For others directly affected by those cuts—such as oilfield services and states that rely on production taxes—reduced spending will likely spell more trouble. Tax revenue in oil producing states has fallen significantly, particularly in Alaska.
Tudor, Pickering, Holt & Co. said that equities are in free fall, debt yields continue to expand and conversations with investors are focused on balancing cash flow to capex in order to “survive” the downturn.
If oil prices remain at current levels, spending could fall even more—by as much as 20%.
In that case, “this will be the most severe downturn we have seen in quite frankly the recorded financial history of the oilfield services industry,” said J. David Anderson, analyst with Barclays, in a Jan. 14 conference call.
Even companies such as Diamondback Energy Inc. (NASDAQ: FANG), which analyst said had a “stellar” fourth quarter, are turning down the rig volume.
Diamondback said it expects to run two or three rigs and complete up to 80 gross horizontal wells with capex of $280- to $375 million, down 18% at the midpoint from 2014. In order to pay off debt and fund ongoing spending, Diamondback sold 4 million shares in a public offering that was later upsized.
In 2015, E&Ps had a difficult time sticking to their capex plans.
“Despite vows of capital discipline, spending cuts couldn’t keep up with oil prices last year,” Anderson said. Large-cap E&Ps spent 135% of cash flow and small/mid-caps 188%.
E&Ps may have outspent because they “couldn’t cut spending fast enough,” he said.
In 2016, North American budgets are being trimmed significantly. Large-cap E&P budgets are down 35%, small/mid-caps 28% and privates companies reduced by 36%, Barclays said.
Hedges will play a larger role in 2016 as well. Oil prices will mean more than ever since large-cap E&Ps have hedged about 13% of production, Anderson said.

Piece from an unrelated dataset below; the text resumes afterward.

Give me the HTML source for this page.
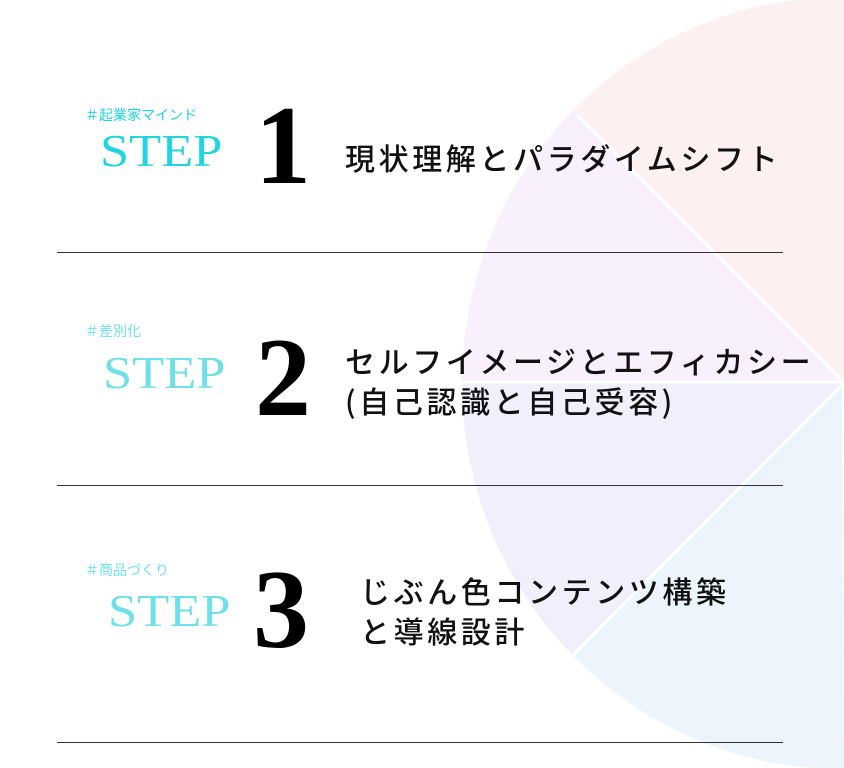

Small- and mid-cap companies are not much better off. Those E&Ps hedged only 29% of 2016 oil volumes, far below the 47% of oil volumes hedged in 2013 and 46% in 2014.
State Shortfalls
As E&P revenue falls, so do tax levies.
Several states rely heavily on severance tax revenue based on the volume or value of oil, natural gas, coal and other natural resources.
On average, severance taxes accounted for less than 2% of tax collections in 2014. However, in Alaska, North Dakota and Wyoming severance taxes provide a much larger share of total state tax revenue, the U.S. Energy Information Administration (EIA) said.
Alaska’s revenues from oil and natural gas production account for up to 90% of its budget.
Several states that collect significant revenue from severance taxes on fossil fuel extraction are re-evaluating current and upcoming operating budgets and taxation structures to address revenue shortfalls.
EIA said six states have been strongly affected by the budget squeeze: Alaska, Texas, North Dakota, Wyoming, Oklahoma and West Virginia.